→ **Problem**: Write the data below out exactly as it stands. Do not include the pictures.
● ● ● ● ● ● ●
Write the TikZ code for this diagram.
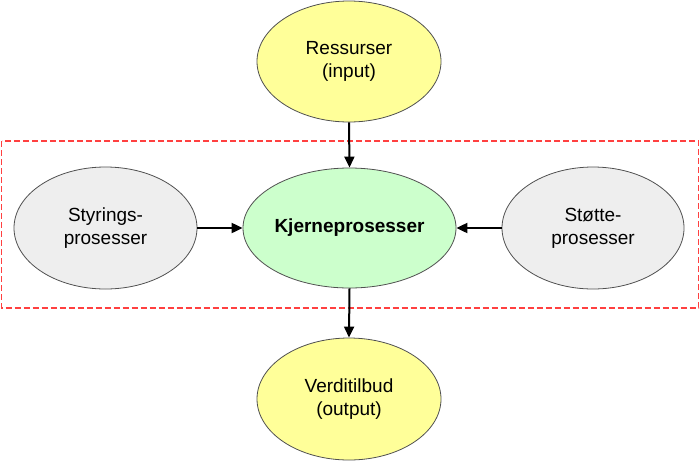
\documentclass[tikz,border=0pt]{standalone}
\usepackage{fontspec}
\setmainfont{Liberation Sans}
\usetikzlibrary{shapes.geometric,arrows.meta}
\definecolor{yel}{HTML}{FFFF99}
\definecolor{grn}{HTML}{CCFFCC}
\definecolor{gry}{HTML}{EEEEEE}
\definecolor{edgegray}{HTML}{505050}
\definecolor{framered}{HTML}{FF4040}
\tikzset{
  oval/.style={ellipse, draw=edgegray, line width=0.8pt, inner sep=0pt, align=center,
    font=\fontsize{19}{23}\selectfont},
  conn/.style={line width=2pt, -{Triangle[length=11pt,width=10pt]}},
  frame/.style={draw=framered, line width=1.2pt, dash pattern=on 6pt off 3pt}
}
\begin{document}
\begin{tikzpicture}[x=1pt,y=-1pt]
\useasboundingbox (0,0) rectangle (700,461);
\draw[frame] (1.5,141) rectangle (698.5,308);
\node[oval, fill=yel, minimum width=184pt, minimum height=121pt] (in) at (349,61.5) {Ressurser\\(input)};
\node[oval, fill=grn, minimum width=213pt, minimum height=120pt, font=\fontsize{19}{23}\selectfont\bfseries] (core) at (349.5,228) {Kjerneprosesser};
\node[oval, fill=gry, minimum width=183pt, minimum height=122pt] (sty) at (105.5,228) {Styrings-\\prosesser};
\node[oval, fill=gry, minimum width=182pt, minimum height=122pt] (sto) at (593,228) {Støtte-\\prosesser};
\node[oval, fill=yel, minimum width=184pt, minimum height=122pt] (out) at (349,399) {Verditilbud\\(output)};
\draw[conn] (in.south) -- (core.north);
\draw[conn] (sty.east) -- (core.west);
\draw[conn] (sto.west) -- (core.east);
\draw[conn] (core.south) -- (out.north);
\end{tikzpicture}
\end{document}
● ● ● ● ● ● ●
→ **Task output**:
Write the TikZ code for this diagram.
\documentclass[tikz,border=0pt]{standalone}
\usepackage{fontspec}
\setmainfont{Liberation Sans}
\usetikzlibrary{shapes.geometric,arrows.meta}
\definecolor{yel}{HTML}{FFFF99}
\definecolor{grn}{HTML}{CCFFCC}
\definecolor{gry}{HTML}{EEEEEE}
\definecolor{edgegray}{HTML}{505050}
\definecolor{framered}{HTML}{FF4040}
\tikzset{
  oval/.style={ellipse, draw=edgegray, line width=0.8pt, inner sep=0pt, align=center,
    font=\fontsize{19}{23}\selectfont},
  conn/.style={line width=2pt, -{Triangle[length=11pt,width=10pt]}},
  frame/.style={draw=framered, line width=1.2pt, dash pattern=on 6pt off 3pt}
}
\begin{document}
\begin{tikzpicture}[x=1pt,y=-1pt]
\useasboundingbox (0,0) rectangle (700,461);
\draw[frame] (1.5,141) rectangle (698.5,308);
\node[oval, fill=yel, minimum width=184pt, minimum height=121pt] (in) at (349,61.5) {Ressurser\\(input)};
\node[oval, fill=grn, minimum width=213pt, minimum height=120pt, font=\fontsize{19}{23}\selectfont\bfseries] (core) at (349.5,228) {Kjerneprosesser};
\node[oval, fill=gry, minimum width=183pt, minimum height=122pt] (sty) at (105.5,228) {Styrings-\\prosesser};
\node[oval, fill=gry, minimum width=182pt, minimum height=122pt] (sto) at (593,228) {Støtte-\\prosesser};
\node[oval, fill=yel, minimum width=184pt, minimum height=122pt] (out) at (349,399) {Verditilbud\\(output)};
\draw[conn] (in.south) -- (core.north);
\draw[conn] (sty.east) -- (core.west);
\draw[conn] (sto.west) -- (core.east);
\draw[conn] (core.south) -- (out.north);
\end{tikzpicture}
\end{document}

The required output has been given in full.